Much of central North Carolina experienced strong to severe thunderstorms on Wednesday, with areas of wind damage and areas of flooding from slow-moving storms. These storms are likely to fire again today as that trough just sort of lingers in our area, interacting with the Piedmont trough and the sea-breeze boundary.
Isolated storms should start to develop around or shortly after noon in a critically unstable atmosphere. Outflow boundaries (basically the edges of “pools” of cool air that rush out from storms) will be the foci of new storms. And the pattern will repeat. Numerous showers and storms are likely just west of the county, along the I-95 corridor as we work through the afternoon.
Something different today is a level of shear that is in place. Shear helps to keep thunderstorms going, it aids in organization to storm structures. Shear causes storms to “tilt,” and therefore move in a specific direction (whereas yesterday’s storms were essentially straight up-and-down with little to no movement). At any rate, the modest shear in place should allow these storms to move eastward toward ColCo later in the afternoon.
Any storm that develops will produce a blinding downpour along with nearly constant cloud-to-ground lightning. There is the low potential for some damaging winds in wet downbursts, and a few severe thunderstorm warnings will likely be issued. The SPC has Columbus County under a level 1 out of 5 risk (“marginal”) as of this writing.
It’s just a question of where these storms fire and move. That cannot be predicted with any degree of certainty. Columbus County dodged a bullet yesterday as the storms stayed well to our west (except for a few small cells that hit north of 74/76 and into Bladen county).

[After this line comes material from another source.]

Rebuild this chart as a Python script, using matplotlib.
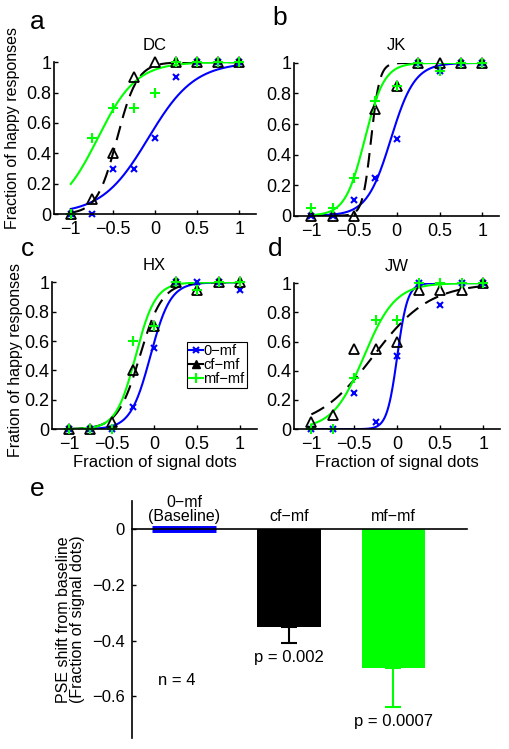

If you’re rooting for storms to hit here locally, I think today and tomorrow are our best options. If I were a betting man, I’d definitely put some odds on storm development.
Rain chances decrease over the weekend as the Bermuda high pressure ridge tries to kind of “wash out” the overall troughiness that is causing all of this. However, with high humidity, high instability, and sunshine, the typical summertime afternoon thunderstorm chances (isolated to widely scattered) will exist Saturday into next week.
TROPICAL UPDATE: Global modeling is starting to “hint” at something coming together in the northern Gulf after July 15th. This is just speculation based on model trends, but the NWS CPC also has that area outlined for a 20% probability of something coming together in the July 15-20 timeframe. In the meantime, no tropical development is expected. The official NHC forecast is no development during the next 7 days.